■ **Work to be completed**:
Working from the top of the listing below, retype each line through the line containing "yticks = [0, 50, 100, 150]", both included, with no pictures.

■ **Data shown**:

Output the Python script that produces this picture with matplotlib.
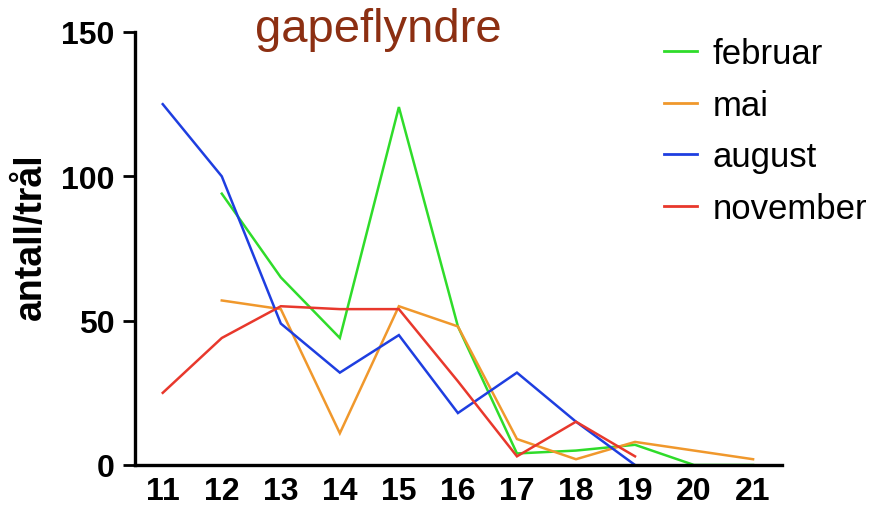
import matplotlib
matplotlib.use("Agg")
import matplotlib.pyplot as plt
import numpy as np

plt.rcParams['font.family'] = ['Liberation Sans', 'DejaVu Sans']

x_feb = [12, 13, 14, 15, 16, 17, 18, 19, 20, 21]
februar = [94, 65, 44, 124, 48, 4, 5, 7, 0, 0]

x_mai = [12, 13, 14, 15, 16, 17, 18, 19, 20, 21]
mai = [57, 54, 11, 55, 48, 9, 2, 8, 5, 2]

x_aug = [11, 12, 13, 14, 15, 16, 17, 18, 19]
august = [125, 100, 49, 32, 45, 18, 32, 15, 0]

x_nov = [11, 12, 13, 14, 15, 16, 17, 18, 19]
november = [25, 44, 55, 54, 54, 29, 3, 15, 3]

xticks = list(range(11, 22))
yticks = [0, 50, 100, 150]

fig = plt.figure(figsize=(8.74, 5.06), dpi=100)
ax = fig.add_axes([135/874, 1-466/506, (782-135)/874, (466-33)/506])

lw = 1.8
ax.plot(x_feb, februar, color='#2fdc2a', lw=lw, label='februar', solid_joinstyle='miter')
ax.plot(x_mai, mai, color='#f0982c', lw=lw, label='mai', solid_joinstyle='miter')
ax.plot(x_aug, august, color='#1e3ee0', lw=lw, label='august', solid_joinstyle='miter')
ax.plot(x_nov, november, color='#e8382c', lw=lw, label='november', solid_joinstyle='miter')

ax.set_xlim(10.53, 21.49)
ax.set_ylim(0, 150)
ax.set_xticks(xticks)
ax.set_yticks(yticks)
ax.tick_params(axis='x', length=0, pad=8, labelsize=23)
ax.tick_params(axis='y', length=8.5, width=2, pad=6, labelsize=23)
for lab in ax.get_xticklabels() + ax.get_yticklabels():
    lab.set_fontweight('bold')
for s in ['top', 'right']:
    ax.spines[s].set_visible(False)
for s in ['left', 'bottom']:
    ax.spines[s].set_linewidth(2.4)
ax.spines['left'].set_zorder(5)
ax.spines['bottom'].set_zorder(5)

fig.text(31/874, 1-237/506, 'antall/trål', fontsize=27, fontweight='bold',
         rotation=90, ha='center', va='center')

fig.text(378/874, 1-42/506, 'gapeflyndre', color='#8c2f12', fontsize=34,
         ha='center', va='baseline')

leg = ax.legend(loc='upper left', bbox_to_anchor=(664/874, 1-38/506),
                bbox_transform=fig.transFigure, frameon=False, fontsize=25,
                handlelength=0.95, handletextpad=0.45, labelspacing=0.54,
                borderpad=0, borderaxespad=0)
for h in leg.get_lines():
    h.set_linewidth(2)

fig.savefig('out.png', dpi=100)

■ **Result of this task**:
Output the Python script that produces this picture with matplotlib.
import matplotlib
matplotlib.use("Agg")
import matplotlib.pyplot as plt
import numpy as np

plt.rcParams['font.family'] = ['Liberation Sans', 'DejaVu Sans']

x_feb = [12, 13, 14, 15, 16, 17, 18, 19, 20, 21]
februar = [94, 65, 44, 124, 48, 4, 5, 7, 0, 0]

x_mai = [12, 13, 14, 15, 16, 17, 18, 19, 20, 21]
mai = [57, 54, 11, 55, 48, 9, 2, 8, 5, 2]

x_aug = [11, 12, 13, 14, 15, 16, 17, 18, 19]
august = [125, 100, 49, 32, 45, 18, 32, 15, 0]

x_nov = [11, 12, 13, 14, 15, 16, 17, 18, 19]
november = [25, 44, 55, 54, 54, 29, 3, 15, 3]

xticks = list(range(11, 22))
yticks = [0, 50, 100, 150]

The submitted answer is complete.